A special permit could be issued to allow Lutsen Mountains Ski Hill to pump water from a nearby trout stream for snow making, despite very low river flow.
The permit now under consideration by the Minnesota Department of Natural Resources falls under a state law — brought to attention by Lutsen co-owner Charles Skinner — that authorizes the agency to issue a permit beyond what is normally allowed if there is "just cause."
Lutsen has drawn water from the Poplar River, which runs through the ski property, to make snow since the mid-1960s. The company's water use increased over the years, and by last winter Lutsen was taking nearly eight times more water as its permit allowed.
The 2011 legislature granted Lutsen permission to take up to 150 million gallons of water from the Poplar River. However, the law prohibits the ski area from taking water if the stream reaches a minimal flow of 15 cubic-feet per second for five consecutive days. The river has been at that level for weeks. The law expires in five years.
The DNR said there is justification for a special permit because the ski hill is an anchor of the area's tourism economy, especially in the winter.
Artificial snow is essential to the ski hill's business, Skinner said.
"We typically start making snow in early November and complete about 75 percent of it by Christmas, and then we complete the last bit after the holidays," Skinner said.
The DNR has been trying to get Lutsen to pump water instead from Lake Superior. While negotiations on that idea went on, the company continued to draw more water from Poplar River, exceeding its permissible amount.
"It's kind of disturbing, but this has been going on for a long time, and it's difficult to pull plug on them right at this point in time," said Dale Homuth, manager of DNR's Conservation Assistance and Regulation section. "We need to make them understand that we're serious, they need to get to work on finding an alternative source."

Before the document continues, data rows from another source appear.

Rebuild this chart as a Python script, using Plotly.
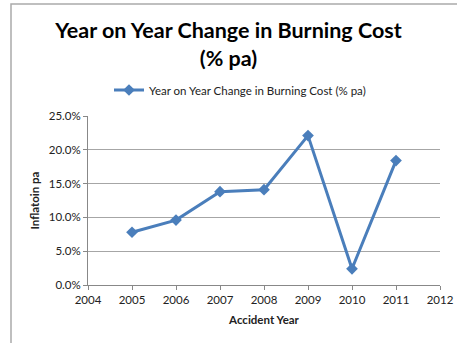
import plotly.graph_objects as go

years = [2005, 2006, 2007, 2008, 2009, 2010, 2011]
change = [0.078, 0.096, 0.138, 0.141, 0.221, 0.024, 0.184]
series_name = "Year on Year Change in Burning Cost (% pa)"
title_text = "Year on Year Change in Burning Cost<br>(% pa)"
y_ticks = [0, 0.05, 0.10, 0.15, 0.20, 0.25]
x_ticks = list(range(2004, 2013))

fig = go.Figure()
fig.add_trace(go.Scatter(
    x=years, y=change, mode="lines+markers", name=series_name,
    line=dict(color="#4a7ebb", width=3),
    marker=dict(symbol="diamond", size=9, color="#4a7ebb"),
))

font = "Lato, Open Sans, sans-serif"
fig.update_layout(
    width=457, height=343,
    margin=dict(l=88, r=17, t=116, b=58, autoexpand=False),
    paper_bgcolor="white", plot_bgcolor="white",
    font=dict(family=font, size=11.5, color="#222"),
    title=dict(text="<b>" + title_text + "</b>", x=0.5, xref="container", xanchor="center",
               y=1 - 38 / 343, yref="container", yanchor="middle",
               font=dict(size=21.5, family=font, color="black")),
    showlegend=True,
    legend=dict(orientation="h", x=240 / 457, xanchor="center", xref="container",
                y=1 - 90 / 343, yref="container", yanchor="middle",
                font=dict(size=11.5, family=font, color="#222"), itemwidth=30,
                bgcolor="rgba(0,0,0,0)"),
    xaxis=dict(range=[2004, 2012], tickvals=x_ticks, ticktext=[str(v) for v in x_ticks],
               showgrid=False, showline=True, linecolor="#888", linewidth=1,
               ticks="outside", ticklen=4, tickcolor="#888", zeroline=False,
               tickfont=dict(size=11.5),
               title=dict(text="<b>Accident Year</b>", font=dict(size=11.5, family=font), standoff=11)),
    yaxis=dict(range=[0, 0.25], tickvals=y_ticks, tickformat=".1%",
               showgrid=True, gridcolor="#a6a6a6", gridwidth=1,
               showline=True, linecolor="#888", linewidth=1,
               ticks="outside", ticklen=4, tickcolor="#888", zeroline=False,
               tickfont=dict(size=11.5),
               title=dict(text="<b>Inflatoin pa</b>", font=dict(size=11.5, family=font), standoff=6)),
)

fig.add_shape(type="rect", xref="paper", yref="paper",
              x0=(11 - 88) / (457 - 88 - 17), x1=(470 - 88) / (457 - 88 - 17),
              y0=-(400 - 285) / 169, y1=1 + (116 - 4) / 169,
              line=dict(color="#aaa", width=1.5), layer="below")

fig.write_html("out.html")
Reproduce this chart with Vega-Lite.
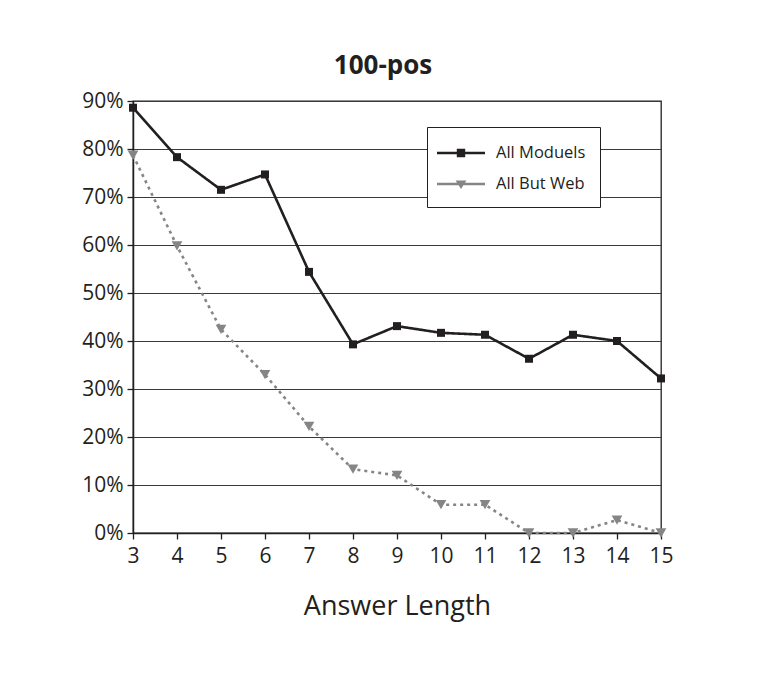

Skinner said he's now willing to pursue the idea of getting water from Lake Superior.
"It would actually improve our situation quite a bit, it would be a guaranteed source of water, and we'd be able to have a higher pumping capacity than we have currently."
Skinner told the DNR he's had an engineering estimate of $3.6 million to build a system to get water from Lake Superior. And he wants some help from taxpayers. He said not only does the state have a stake in shifting the water draw to Lake Superior, but other ski hills have had state help.
"There's been a lot of public money that's gone into both Giants Ridge and Spirit Mountain for very similar systems, and we simply do not have the resources," Skinner said.
The DNR will take public comment on the proposed new permit through Nov. 4.